His daughter, Barrister Hannatu Musawa, confirmed the story about his demise to the New Citizen on phone.
A source within the family said Alhaji Musawa will be buried on Wednesday in Kaduna.
The deceased was a renown politician since the First Republic when he became the youth leader of the Northern Elements People’s Union (NEPU), the main opposition party led by Malam Aminu Kano. Subsequently, he became a close confidante of Malam Aminu, especially in the Second Republic under the People’s Redemption Party (PRP), the successor of NEPU.
Alhaji Musa Musawa was born on April 1, 1937 in Bichi, Kano State. His father took him to live in Musawa town in present day Katsina State with his maternal relatives after the death of his mother in Bichi.
He attended elementary school in Funtua before moving back to Bichi where he stayed and attended secondary school in Kano.
It was at that time that he became the NEPU youth leader in Bichi.
Subsequently, he studied Public Administration at the University of Ife (now Obafemi Awolowo University), after which he started working at the Hausa Service of the BBC in London.
After five years at the BBC, Musawa went to Cambridge University where he studied Mandarin in preparation for a career in diplomatic service. He was eventually employed by the Nigerian Ministry of External Affairs and was posted to Uganda. He also worked at the Nigerian High Commission in India.
He left government service at the onset of the Second Republic and joined politics, becoming the national treasurer of the PRP.
In 1983, he contested the governorship election of Kaduna State under the PRP but lost in the primaries. A few months later, the Second Republic was terminated by the military coup d’etat that ushered in Major-General Muhammadu Buhari as Head of State.
Musawa established his company, Manema, under which he continued to trade and engaged in farming.
When the Third Republic came, he joined forces with Major-General Shehu Yar’Adua under the Social Democratic Party (SDP) in which he made an unsuccessful bid for the Senate.
Following the collapse of that republic, Musawa retired from politics.
Since the onset of the current civilian rule in 1999 he had not enjoyed good health as he battled diabetes, staying mostly at home.

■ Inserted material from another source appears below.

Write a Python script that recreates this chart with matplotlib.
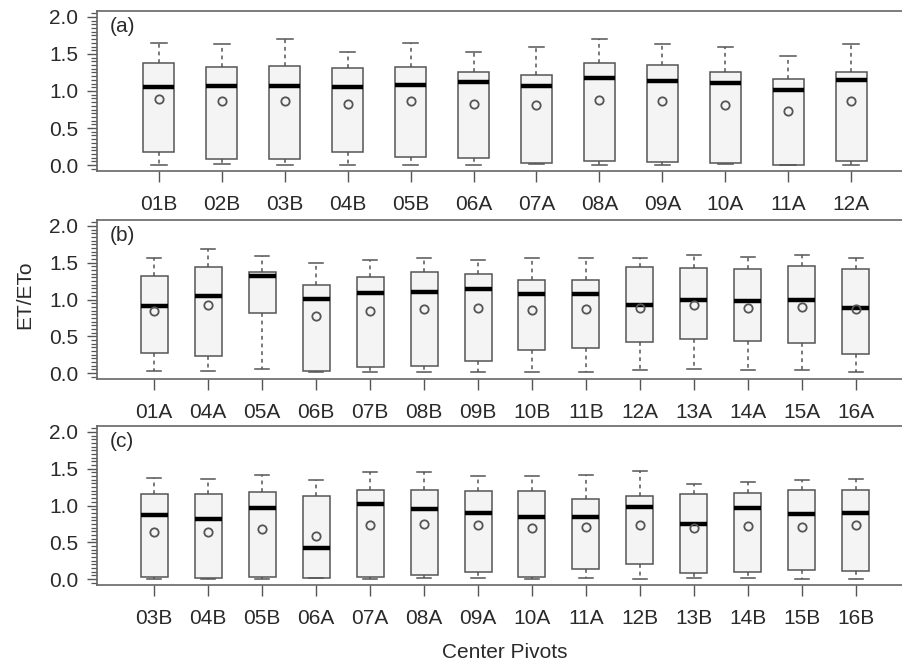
import numpy as np
import matplotlib
matplotlib.use("Agg")
import matplotlib.pyplot as plt
from matplotlib.ticker import MultipleLocator

plt.rcParams["font.family"] = ["Liberation Sans", "DejaVu Sans"]

# Panel (a)
labels_a = ["01B", "02B", "03B", "04B", "05B", "06A", "07A", "08A", "09A", "10A", "11A", "12A"]
lo_a = [0.00, 0.01, 0.00, 0.00, 0.00, 0.00, 0.01, 0.00, 0.00, 0.01, 0.00, 0.00]
q1_a = [0.17, 0.08, 0.08, 0.18, 0.11, 0.10, 0.03, 0.06, 0.04, 0.03, 0.00, 0.06]
med_a = [1.05, 1.07, 1.07, 1.06, 1.08, 1.12, 1.07, 1.17, 1.14, 1.11, 1.01, 1.15]
q3_a = [1.38, 1.33, 1.34, 1.31, 1.33, 1.26, 1.22, 1.38, 1.35, 1.25, 1.16, 1.25]
hi_a = [1.65, 1.63, 1.70, 1.52, 1.65, 1.52, 1.60, 1.70, 1.64, 1.59, 1.47, 1.64]
mean_a = [0.89, 0.87, 0.87, 0.83, 0.87, 0.82, 0.81, 0.88, 0.87, 0.81, 0.73, 0.86]

# Panel (b)
labels_b = ["01A", "04A", "05A", "06B", "07B", "08B", "09B", "10B", "11B",
            "12A", "13A", "14A", "15A", "16A"]
lo_b = [0.03, 0.03, 0.06, 0.01, 0.01, 0.01, 0.01, 0.01, 0.01, 0.04, 0.05, 0.04, 0.04, 0.01]
q1_b = [0.28, 0.23, 0.82, 0.03, 0.08, 0.10, 0.16, 0.32, 0.34, 0.42, 0.46, 0.44, 0.41, 0.26]
med_b = [0.91, 1.05, 1.32, 1.01, 1.09, 1.10, 1.14, 1.07, 1.08, 0.92, 1.00, 0.98, 1.00, 0.89]
q3_b = [1.32, 1.44, 1.38, 1.20, 1.30, 1.37, 1.35, 1.26, 1.27, 1.44, 1.43, 1.42, 1.46, 1.42]
hi_b = [1.56, 1.69, 1.59, 1.49, 1.54, 1.56, 1.54, 1.56, 1.56, 1.57, 1.61, 1.58, 1.60, 1.56]
mean_b = [0.84, 0.93, np.nan, 0.78, 0.85, 0.87, 0.88, 0.86, 0.87, 0.88, 0.92, 0.88, 0.90, 0.87]

# Panel (c)
labels_c = ["03B", "04B", "05B", "06A", "07A", "08A", "09A", "10A", "11A",
            "12B", "13B", "14B", "15B", "16B"]
lo_c = [0.00, 0.00, 0.00, 0.01, 0.00, 0.01, 0.01, 0.00, 0.01, 0.00, 0.01, 0.01, 0.00, 0.00]
q1_c = [0.03, 0.02, 0.03, 0.02, 0.03, 0.05, 0.09, 0.03, 0.14, 0.21, 0.08, 0.10, 0.12, 0.11]
med_c = [0.87, 0.82, 0.97, 0.42, 1.02, 0.95, 0.90, 0.84, 0.84, 0.98, 0.75, 0.96, 0.88, 0.90]
q3_c = [1.16, 1.15, 1.18, 1.13, 1.21, 1.21, 1.20, 1.20, 1.09, 1.13, 1.16, 1.17, 1.21, 1.21]
hi_c = [1.38, 1.36, 1.41, 1.34, 1.45, 1.45, 1.40, 1.40, 1.41, 1.47, 1.29, 1.32, 1.34, 1.36]
mean_c = [0.64, 0.64, 0.68, 0.58, 0.74, 0.75, 0.74, 0.69, 0.71, 0.74, 0.69, 0.72, 0.71, 0.74]

panels = [
    ("(a)", labels_a, lo_a, q1_a, med_a, q3_a, hi_a, mean_a),
    ("(b)", labels_b, lo_b, q1_b, med_b, q3_b, hi_b, mean_b),
    ("(c)", labels_c, lo_c, q1_c, med_c, q3_c, hi_c, mean_c),
]

W, H = 903, 664
fig = plt.figure(figsize=(W / 100, H / 100), dpi=100)

# axes rectangles in pixels: (top, bottom); right edge runs past the figure
rows = [(11, 171), (220, 379), (426, 585)]
left_px, right_px = 97, 913

fs = 15
txt = "#2a2a2a"
grey = "#555555"
for (tag, labels, lo, q1, med, q3, hi, mean), (top, bot) in zip(panels, rows):
    ax = fig.add_axes([left_px / W, 1 - bot / H, (right_px - left_px) / W, (bot - top) / H])
    stats = []
    for i in range(len(labels)):
        stats.append(dict(label=labels[i], whislo=lo[i], q1=q1[i], med=med[i],
                          q3=q3[i], whishi=hi[i], mean=mean[i]))
    n = len(labels)
    ax.bxp(stats, positions=np.arange(1, n + 1), widths=0.5, capwidths=0.25,
           showmeans=True, showfliers=False, patch_artist=True,
           boxprops=dict(facecolor="#f4f4f4", edgecolor=grey, linewidth=1.1),
           whiskerprops=dict(color=grey, linewidth=1.1, linestyle=(0, (2.5, 2.5))),
           capprops=dict(color=grey, linewidth=1.1),
           medianprops=dict(color="black", linewidth=3.2, solid_capstyle="butt"),
           meanprops=dict(marker="o", markersize=6, markerfacecolor="none",
                          markeredgecolor=grey, markeredgewidth=1.3))
    ax.set_xlim(0.5 - 0.04 * n, n + 0.5 + 0.04 * n)
    ax.set_ylim(-0.08, 2.08)
    ax.yaxis.set_major_locator(MultipleLocator(0.5))
    ax.yaxis.set_minor_locator(MultipleLocator(0.05))
    ax.set_yticklabels([f"{v:.1f}" for v in ax.get_yticks()])
    ax.set_xticks(np.arange(1, n + 1))
    ax.set_xticklabels(labels)
    for s in ax.spines.values():
        s.set_color("#666666")
        s.set_linewidth(1.2)
    ax.tick_params(axis="y", which="major", length=7.5, width=1.0, color=grey,
                   labelsize=fs, pad=6, labelcolor=txt)
    ax.tick_params(axis="y", which="minor", length=4.3, width=0.9, color=grey)
    ax.tick_params(axis="x", length=8, width=1.0, color=grey,
                   labelsize=fs, pad=9, labelcolor=txt)
    ax.text(0.016, 0.9, tag, transform=ax.transAxes, fontsize=fs,
            color=txt, ha="left", va="center")

fig.text(25 / W, 1 - 295 / H, "ET/ETo", rotation=90, ha="center", va="center",
         fontsize=fs, color=txt)
fig.text(505 / W, 1 - 652 / H, "Center Pivots", ha="center", va="center",
         fontsize=fs, color=txt)

fig.savefig("out.png", dpi=100)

Alhaji Musa Musawa was a grassroots politician who will be remembered for his pro-talakawa (common people) activism and oratory.
His daughter, Hannatu Musawa, a lawyer, is the deputy spokesperson of the APC Presidential Campaign Council which worked for Asiwaju Bola Ahmed Tinubu’s victory in the presidential election held on February 25.
Tinubu had taken time off to visit him at home during his campaign tour in Kaduna a few months ago.